The Air Force's difficult choices

The cancellation of the Next Generation Air Dominance programme — the planned successor to the F-22 — was the most significant single procurement decision in the budget and the one that has generated the most controversy within the Air Force community. NGAD was designed to provide manned sixth-generation air superiority in a contested environment. Its cancellation does not signal that the Air Force has abandoned air superiority as a mission; it signals that the conclusion has been reached, after considerable internal debate, that the specific solution NGAD represented — an extraordinarily expensive manned platform optimised for a relatively narrow set of scenarios — does not represent the best use of limited investment dollars compared to the alternatives.

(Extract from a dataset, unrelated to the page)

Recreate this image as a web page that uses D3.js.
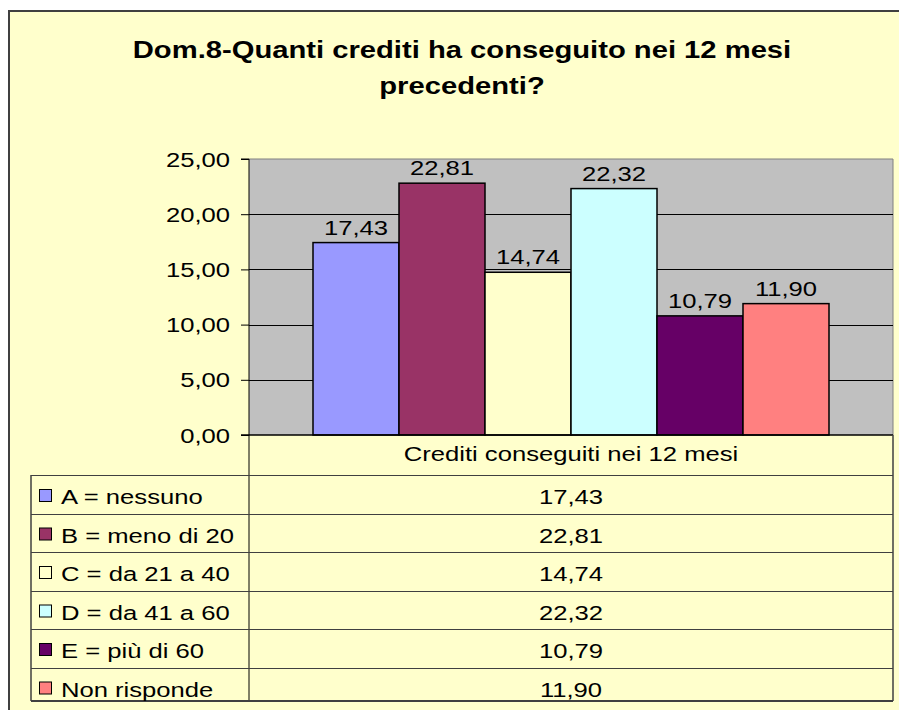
<!DOCTYPE html>
<html><head><meta charset="utf-8">
<script src="https://cdn.jsdelivr.net/npm/d3@7"></script>
<style>
html,body{margin:0;padding:0;background:#fff;}
text{font-family:"Liberation Sans",Arial,sans-serif;fill:#000;}
</style></head>
<body>
<svg id="c" width="899" height="710"></svg>
<script>
const titleLines = ["Dom.8-Quanti crediti ha conseguito nei 12 mesi", "precedenti?"];
const categories = ["A = nessuno", "B = meno di 20", "C = da 21 a 40", "D = da 41 a 60", "E = più di 60", "Non risponde"];
const values = [17.43, 22.81, 14.74, 22.32, 10.79, 11.90];
const colors = ["#9999FF", "#993366", "#FFFFCC", "#CCFFFF", "#660066", "#FF8080"];
const yTicks = [0, 5, 10, 15, 20, 25];
const groupLabel = "Crediti conseguiti nei 12 mesi";

const fmt = v => v.toFixed(2).replace(".", ",");
const SX = 1.25, FS = 20.5;
const svg = d3.select("#c");

// places a horizontally-stretched text label at (x,y)
function label(sel, x, y) {
  return sel.attr("transform", (d, i) => `translate(${typeof x === "function" ? x(d, i) : x},${typeof y === "function" ? y(d, i) : y}) scale(${SX},1)`);
}

// outer frame
svg.append("rect").attr("x", 9).attr("y", 11).attr("width", 1000).attr("height", 1000)
  .attr("fill", "#FFFFCC").attr("stroke", "#404040").attr("stroke-width", 2);

// title
svg.append("g").selectAll("text").data(titleLines).join("text")
  .attr("text-anchor", "middle").attr("font-weight", "bold").attr("font-size", 23)
  .attr("transform", (d, i) => `translate(462,${58 + i * 36}) scale(1.27,1)`)
  .text(d => d);

const plotL = 249, plotR = 893, plotT = 159, plotB = 435;
const y = d3.scaleLinear().domain([0, 25]).range([plotB, plotT]);
const x = d3.scaleBand().domain(categories).range([plotL, plotR]).paddingInner(0).paddingOuter(64 / 86);

// plot area
svg.append("rect").attr("x", plotL).attr("y", plotT).attr("width", plotR - plotL).attr("height", plotB - plotT)
  .attr("fill", "#C0C0C0");
svg.append("line").attr("x1", plotL).attr("x2", plotR).attr("y1", plotT).attr("y2", plotT).attr("stroke", "#808080");
svg.append("line").attr("x1", plotR).attr("x2", plotR).attr("y1", plotT).attr("y2", plotB).attr("stroke", "#808080");

// gridlines
svg.append("g").selectAll("line").data(yTicks.filter(t => t > 0 && t < 25)).join("line")
  .attr("x1", plotL).attr("x2", plotR).attr("y1", d => Math.round(y(d)) + 0.5).attr("y2", d => Math.round(y(d)) + 0.5)
  .attr("stroke", "#000").attr("stroke-width", 1);

// bars
svg.append("g").selectAll("rect").data(values).join("rect")
  .attr("x", (d, i) => x(categories[i]))
  .attr("y", d => y(d))
  .attr("width", x.bandwidth())
  .attr("height", d => plotB - y(d))
  .attr("fill", (d, i) => colors[i])
  .attr("stroke", "#000").attr("stroke-width", 1.5);

// bar labels
label(svg.append("g").selectAll("text").data(values).join("text"),
  (d, i) => x(categories[i]) + x.bandwidth() / 2, d => y(d) - 8)
  .attr("text-anchor", "middle").attr("font-size", FS)
  .text(d => fmt(d));

// y axis
const yAxis = d3.axisLeft(y).tickValues(yTicks).tickSize(8).tickPadding(0).tickFormat(fmt);
const ya = svg.append("g").attr("transform", `translate(${plotL},0)`).call(yAxis);
ya.attr("font-size", null).attr("font-family", null);
ya.select(".domain").attr("stroke", "#000").attr("d", `M-8,${plotT}H0V${plotB}`);
ya.selectAll(".tick line").attr("stroke", "#000");
ya.selectAll(".tick text").attr("x", null).attr("dy", "0.35em")
  .attr("transform", `translate(-19,0) scale(${SX},1)`)
  .attr("font-size", FS).attr("fill", "#000").attr("text-anchor", "end");

// x axis line
svg.append("line").attr("x1", plotL - 8).attr("x2", plotR).attr("y1", plotB).attr("y2", plotB).attr("stroke", "#000").attr("stroke-width", 1.5);

// data table
const tblL = 31, tblR = 893, headB = 475, rowH = 38.5, tblB = 701;
const rowTop = i => headB + i * rowH;
const tg = svg.append("g");
tg.append("line").attr("x1", plotL).attr("x2", plotL).attr("y1", plotB).attr("y2", tblB).attr("stroke", "#000");
tg.append("line").attr("x1", tblR).attr("x2", tblR).attr("y1", plotB).attr("y2", tblB).attr("stroke", "#404040").attr("stroke-width", 1.5);
tg.append("line").attr("x1", tblL).attr("x2", tblL).attr("y1", headB).attr("y2", tblB).attr("stroke", "#404040").attr("stroke-width", 1.5);
tg.selectAll("line.h").data(d3.range(categories.length)).join("line").attr("class", "h")
  .attr("x1", tblL).attr("x2", tblR).attr("y1", i => Math.round(rowTop(i)) + 0.5).attr("y2", i => Math.round(rowTop(i)) + 0.5)
  .attr("stroke", "#404040");
tg.append("line").attr("x1", tblL).attr("x2", tblR).attr("y1", tblB).attr("y2", tblB).attr("stroke", "#404040").attr("stroke-width", 2);

label(tg.append("text"), (plotL + tblR) / 2, 461)
  .attr("text-anchor", "middle").attr("font-size", FS).text(groupLabel);

const rows = tg.selectAll("g.row").data(categories).join("g").attr("class", "row")
  .attr("transform", (d, i) => `translate(0,${rowTop(i) + 22})`);
rows.append("rect").attr("x", 39.5).attr("y", -7.5).attr("width", 12).attr("height", 12)
  .attr("fill", (d, i) => colors[i]).attr("stroke", "#000").attr("stroke-width", 1);
label(rows.append("text"), 61, 7).attr("font-size", FS).text(d => d);
label(rows.append("text"), (plotL + tblR) / 2, 7).attr("text-anchor", "middle")
  .attr("font-size", FS).text((d, i) => fmt(values[i]));
</script>
</body></html>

Those alternatives include the Collaborative Combat Aircraft programme — autonomous wingmen that can operate alongside fourth and fifth-generation platforms at a fraction of the cost of a manned fighter — and continued investment in the electronic warfare, long-range strike, and space-based capabilities that define the modern air combat environment. The shift is real, and it has implications for the entire prime contractor ecosystem built around the manned fighter procurement pipeline.

"Washington is spending more on defence than at any point since World War Two and simultaneously arguing about whether it can afford to."

The Ukraine fatigue factor

Congressional Ukraine fatigue is real and should not be dismissed by those who find it politically inconvenient. The FY2026 supplemental Ukraine assistance request was the smallest since 2022, and the political coalition required to pass it was assembled with considerably more difficulty than its predecessors. This does not represent a strategic shift away from European security — the separate NATO commitments line items in the budget are, if anything, increasing — but it does reflect a genuine political recalibration in which the domestic political cost of sustaining Ukraine support has risen faster than the strategic case for doing so has been made.

The defence industrial base investment line is one of the most consequential in the budget for the global procurement community, though it receives far less attention than platforms and programmes. The administration has requested $4.2 billion for defence industrial base resilience — effectively a CHIPS Act equivalent for weapons manufacturing. This investment targets the specific supply chain bottlenecks that have emerged most painfully from the Ukraine experience: propellant production, precision guidance electronics, energetic materials, and titanium forgings. The timelines for this investment to translate into production capacity remain three to five years out.

Arms export policy and allied implications

US arms export policy under the current administration has become more transactional and less ideologically constrained than its predecessor's approach. The practical consequence for allied buyers is both positive and negative: access to previously restricted categories has improved, but the predictability and consistency of the approval process has not. Procurement officers in allied governments who are building multi-year acquisition programmes on the assumption of US export approval should stress-test that assumption more rigorously than they have in previous budget cycles.

The AUKUS submarine timeline is the most visible example of the gap between political commitment and industrial delivery. The Virginia-class attack submarine transfers to Australia were promised on a schedule that most naval analysts — and, increasingly, official Australian assessments — acknowledge cannot be met given current US shipyard capacity constraints. The programme is real, the political will is genuine, but the delivery mechanism is under strain that has not been publicly resolved. This is a pattern worth watching across the broader US arms export landscape.